* begin *
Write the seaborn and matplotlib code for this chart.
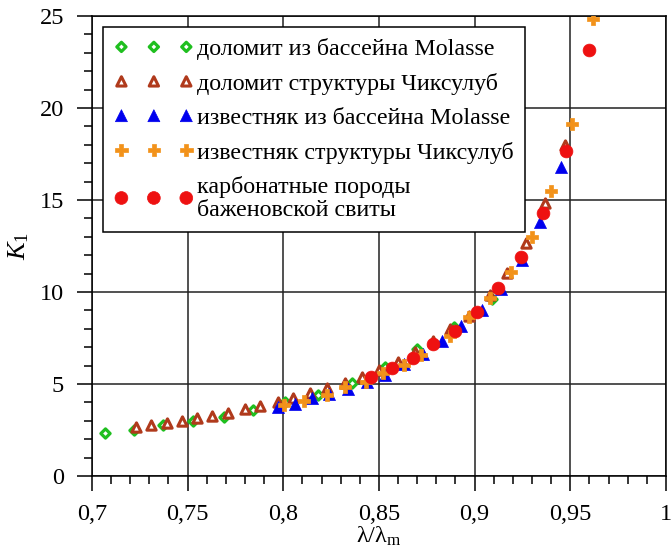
import matplotlib
matplotlib.use("Agg")
import matplotlib.pyplot as plt
import seaborn as sns
import numpy as np
import pandas as pd
from matplotlib.ticker import MultipleLocator, FuncFormatter

# ---- data ----
dol_mol_x = [0.707, 0.722, 0.737, 0.753, 0.769, 0.784, 0.801, 0.818, 0.836, 0.853, 0.870, 0.889, 0.909]
dol_mol_y = [2.35, 2.50, 2.77, 2.99, 3.22, 3.59, 4.04, 4.40, 5.07, 5.94, 6.90, 8.10, 9.60]

dol_chx_x = [0.723, 0.731, 0.739, 0.747, 0.755, 0.763, 0.771, 0.780, 0.788, 0.797, 0.805, 0.814, 0.823,
             0.832, 0.841, 0.850, 0.860, 0.869, 0.878, 0.887, 0.897, 0.908, 0.917, 0.927, 0.937, 0.947]
dol_chx_y = [2.65, 2.77, 2.90, 3.01, 3.13, 3.26, 3.44, 3.62, 3.80, 4.00, 4.22, 4.49, 4.77,
             5.07, 5.36, 5.76, 6.21, 6.76, 7.35, 8.00, 8.70, 9.84, 11.05, 12.65, 14.82, 18.00]

lim_mol_x = [0.797, 0.806, 0.815, 0.824, 0.834, 0.844, 0.853, 0.863, 0.873, 0.883, 0.893, 0.904, 0.914,
             0.925, 0.934, 0.945]
lim_mol_y = [3.73, 3.91, 4.22, 4.46, 4.75, 5.12, 5.49, 6.07, 6.63, 7.35, 8.15, 9.02, 10.15,
             11.74, 13.82, 16.81]

lim_chx_x = [0.8005, 0.811, 0.823, 0.832, 0.843, 0.852, 0.863, 0.872, 0.887, 0.897, 0.908, 0.919,
             0.930, 0.940, 0.951, 0.962]
lim_chx_y = [3.86, 4.09, 4.40, 4.85, 5.13, 5.58, 6.03, 6.58, 7.61, 8.62, 9.66, 11.07,
             13.00, 15.50, 19.13, 24.82]

bazh_x = [0.8456, 0.8566, 0.8676, 0.8783, 0.8897, 0.901, 0.9123, 0.924, 0.9355, 0.9476, 0.9597]
bazh_y = [5.38, 5.85, 6.40, 7.15, 7.90, 8.93, 10.20, 11.92, 14.28, 17.68, 23.15]

labels = ["доломит из бассейна Molasse",
          "доломит структуры Чиксулуб",
          "известняк из бассейна Molasse",
          "известняк структуры Чиксулуб",
          "карбонатные породы\nбаженовской свиты"]

x_ticks = [0.7, 0.75, 0.8, 0.85, 0.9, 0.95, 1.0]
y_ticks = [0, 5, 10, 15, 20, 25]

# ---- style ----
sns.set_theme(style="white")
plt.rcParams['font.family'] = ['Liberation Serif', 'DejaVu Serif']
plt.rcParams['mathtext.fontset'] = 'custom'
plt.rcParams['mathtext.rm'] = 'Liberation Serif'
plt.rcParams['mathtext.it'] = 'Liberation Serif:italic'

fig = plt.figure(figsize=(6.71, 5.59), dpi=100)
ax = fig.add_axes([0.137, 0.1485, 0.8555, 0.8229])

series = [
    (dol_mol_x, dol_mol_y, dict(marker='D', s=22, facecolor='white', edgecolor='#1fbf1f', linewidth=2.3)),
    (dol_chx_x, dol_chx_y, dict(marker='^', s=45, facecolor='white', edgecolor='#b03a1c', linewidth=2.2)),
    (lim_mol_x, lim_mol_y, dict(marker='^', s=75, color='#0000ee', edgecolor='#0000ee', linewidth=0.5)),
    (lim_chx_x, lim_chx_y, dict(marker='P', s=80, color='#f2921a', edgecolor='#f2921a', linewidth=0.5)),
    (bazh_x, bazh_y, dict(marker='o', s=85, color='#ee1111', edgecolor='#ee1111', linewidth=0.5)),
]
for (xs, ys, kw), lab in zip(series, labels):
    df = pd.DataFrame({'x': xs, 'y': ys})
    sns.scatterplot(data=df, x='x', y='y', ax=ax, label=lab, zorder=3, **kw)

ax.set_xlim(0.7, 1.0)
ax.set_ylim(0, 25)
ax.set_xticks(x_ticks)
ax.set_yticks(y_ticks)
ax.xaxis.set_minor_locator(MultipleLocator(0.01))
ax.yaxis.set_minor_locator(MultipleLocator(1))
fmt = FuncFormatter(lambda v, p: ('%g' % round(v, 3)).replace('.', ','))
ax.xaxis.set_major_formatter(fmt)
ax.yaxis.set_major_formatter(fmt)

ax.grid(True, which='major', color='#222222', linewidth=1.1)
ax.set_axisbelow(True)
for sp in ax.spines.values():
    sp.set_color('black')
    sp.set_linewidth(1.1)

ax.tick_params(axis='both', which='major', direction='out', length=11, width=1.1,
               color='black', labelsize=17.5, labelcolor='black', pad=9,
               bottom=True, left=True, top=False, right=False)
ax.tick_params(axis='both', which='minor', direction='out', length=6, width=1.1,
               color='black', bottom=True, left=True, top=False, right=False)

ax.set_xlabel(r'λ/λ$_{\rm m}$', fontsize=17.5, color='black', labelpad=0)
ax.set_ylabel(r'$K_1$', fontsize=19, color='black', labelpad=6)

leg = ax.legend(loc='upper left', bbox_to_anchor=(0.02, 0.975), fontsize=17.3,
                scatterpoints=3, scatteryoffsets=[0.5], handlelength=3.3, handletextpad=0.15,
                borderpad=0.45, labelspacing=0.52, fancybox=False, framealpha=1,
                edgecolor='black', borderaxespad=0)
leg.get_frame().set_linewidth(1.1)
for t in leg.get_texts():
    t.set_color('black')
    t.set_linespacing(1.1)

fig.savefig('out.png', dpi=100)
* end *
Task prompt: Write out exactly the opening lines of the data, stopping after the line that holds "14.28, 17.68, 23.15]". Exclude pictures.

Output for this exercise:
Write the seaborn and matplotlib code for this chart.
import matplotlib
matplotlib.use("Agg")
import matplotlib.pyplot as plt
import seaborn as sns
import numpy as np
import pandas as pd
from matplotlib.ticker import MultipleLocator, FuncFormatter

# ---- data ----
dol_mol_x = [0.707, 0.722, 0.737, 0.753, 0.769, 0.784, 0.801, 0.818, 0.836, 0.853, 0.870, 0.889, 0.909]
dol_mol_y = [2.35, 2.50, 2.77, 2.99, 3.22, 3.59, 4.04, 4.40, 5.07, 5.94, 6.90, 8.10, 9.60]

dol_chx_x = [0.723, 0.731, 0.739, 0.747, 0.755, 0.763, 0.771, 0.780, 0.788, 0.797, 0.805, 0.814, 0.823,
             0.832, 0.841, 0.850, 0.860, 0.869, 0.878, 0.887, 0.897, 0.908, 0.917, 0.927, 0.937, 0.947]
dol_chx_y = [2.65, 2.77, 2.90, 3.01, 3.13, 3.26, 3.44, 3.62, 3.80, 4.00, 4.22, 4.49, 4.77,
             5.07, 5.36, 5.76, 6.21, 6.76, 7.35, 8.00, 8.70, 9.84, 11.05, 12.65, 14.82, 18.00]

lim_mol_x = [0.797, 0.806, 0.815, 0.824, 0.834, 0.844, 0.853, 0.863, 0.873, 0.883, 0.893, 0.904, 0.914,
             0.925, 0.934, 0.945]
lim_mol_y = [3.73, 3.91, 4.22, 4.46, 4.75, 5.12, 5.49, 6.07, 6.63, 7.35, 8.15, 9.02, 10.15,
             11.74, 13.82, 16.81]

lim_chx_x = [0.8005, 0.811, 0.823, 0.832, 0.843, 0.852, 0.863, 0.872, 0.887, 0.897, 0.908, 0.919,
             0.930, 0.940, 0.951, 0.962]
lim_chx_y = [3.86, 4.09, 4.40, 4.85, 5.13, 5.58, 6.03, 6.58, 7.61, 8.62, 9.66, 11.07,
             13.00, 15.50, 19.13, 24.82]

bazh_x = [0.8456, 0.8566, 0.8676, 0.8783, 0.8897, 0.901, 0.9123, 0.924, 0.9355, 0.9476, 0.9597]
bazh_y = [5.38, 5.85, 6.40, 7.15, 7.90, 8.93, 10.20, 11.92, 14.28, 17.68, 23.15]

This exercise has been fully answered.